Forecasting the flu better—through combo of 'big' and traditional data
Three UC San Diego researchers say they can predict the spread of flu a week into the future with as much accuracy as Google Flu Trends can display levels of infection right now.
The study - appearing in Scientific Reports, an online journal from the publishers of Nature - uses social network analysis and combines the power of Google Flu Trends' "big data" with traditional flu monitoring data from the U.S. Centers for Disease Control and Prevention (CDC).
"Our innovation," said corresponding author Michael Davidson, a doctoral student in political science at UC San Diego, "is to construct a network of ties between different U.S. health regions based on information from the CDC. We asked: Which places in years past got the flu at about the same time? That told us which regions of the country have the strongest ties, or connections, and gave us the analytic power to improve Google's predictions."

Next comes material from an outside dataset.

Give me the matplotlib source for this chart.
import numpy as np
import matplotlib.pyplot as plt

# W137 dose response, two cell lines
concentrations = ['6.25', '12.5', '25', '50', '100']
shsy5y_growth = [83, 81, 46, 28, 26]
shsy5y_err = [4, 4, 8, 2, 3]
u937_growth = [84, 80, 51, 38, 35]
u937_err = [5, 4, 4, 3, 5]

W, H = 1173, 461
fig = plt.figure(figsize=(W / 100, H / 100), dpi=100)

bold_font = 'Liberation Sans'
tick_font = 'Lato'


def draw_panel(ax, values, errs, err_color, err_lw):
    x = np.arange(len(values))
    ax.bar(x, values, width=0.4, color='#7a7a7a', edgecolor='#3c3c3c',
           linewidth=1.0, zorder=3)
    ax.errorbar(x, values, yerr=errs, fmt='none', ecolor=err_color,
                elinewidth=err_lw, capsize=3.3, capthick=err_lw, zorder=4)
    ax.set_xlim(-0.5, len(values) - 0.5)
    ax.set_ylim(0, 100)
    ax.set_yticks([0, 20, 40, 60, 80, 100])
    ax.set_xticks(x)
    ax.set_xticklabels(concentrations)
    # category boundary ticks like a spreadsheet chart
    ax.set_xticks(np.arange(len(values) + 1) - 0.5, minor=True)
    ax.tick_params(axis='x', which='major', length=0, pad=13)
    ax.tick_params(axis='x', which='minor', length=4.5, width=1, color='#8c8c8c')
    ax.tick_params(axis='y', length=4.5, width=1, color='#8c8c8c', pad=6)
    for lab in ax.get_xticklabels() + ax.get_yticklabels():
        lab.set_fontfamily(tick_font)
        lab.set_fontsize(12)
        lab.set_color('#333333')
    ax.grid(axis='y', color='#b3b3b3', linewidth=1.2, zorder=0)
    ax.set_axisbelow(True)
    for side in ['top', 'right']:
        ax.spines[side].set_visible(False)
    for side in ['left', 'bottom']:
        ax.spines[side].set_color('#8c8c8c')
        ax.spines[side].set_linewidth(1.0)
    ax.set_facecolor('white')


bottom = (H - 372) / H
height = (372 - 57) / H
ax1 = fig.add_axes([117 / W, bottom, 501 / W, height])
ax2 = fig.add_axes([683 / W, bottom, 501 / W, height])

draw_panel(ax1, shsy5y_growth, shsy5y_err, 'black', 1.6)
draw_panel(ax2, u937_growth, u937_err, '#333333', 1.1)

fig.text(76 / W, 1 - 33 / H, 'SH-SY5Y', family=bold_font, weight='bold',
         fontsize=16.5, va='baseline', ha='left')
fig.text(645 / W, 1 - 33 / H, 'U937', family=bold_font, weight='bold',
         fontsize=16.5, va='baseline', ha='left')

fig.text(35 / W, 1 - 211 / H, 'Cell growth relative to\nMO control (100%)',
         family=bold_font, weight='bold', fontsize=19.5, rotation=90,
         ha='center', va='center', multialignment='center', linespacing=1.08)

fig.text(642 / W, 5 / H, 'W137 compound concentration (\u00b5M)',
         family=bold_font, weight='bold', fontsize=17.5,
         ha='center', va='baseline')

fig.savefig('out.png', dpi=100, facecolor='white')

Google Flu Trends (GFT) is very good, Davidson said, at showing where in the U.S. people are searching for information on flu and flu-like symptoms. And these data are valuable because they come in real time, he said, about two weeks ahead of when the CDC can issue its reports. But GFT has also made some infamous errors - errors that probably reflect widespread public concerns about flu more than actual confirmed illness.
By weighting GFT predictions with a social network derived from CDC reports on laboratory-tested cases of flu, the researchers were able to refine and improve GFT's predictions.
The researchers are optimistic their work will soon be put to public use. "We hope our method will be implemented by epidemiologists and data scientists," Davidson said, "to better target prevention and treatment efforts, especially during epidemics."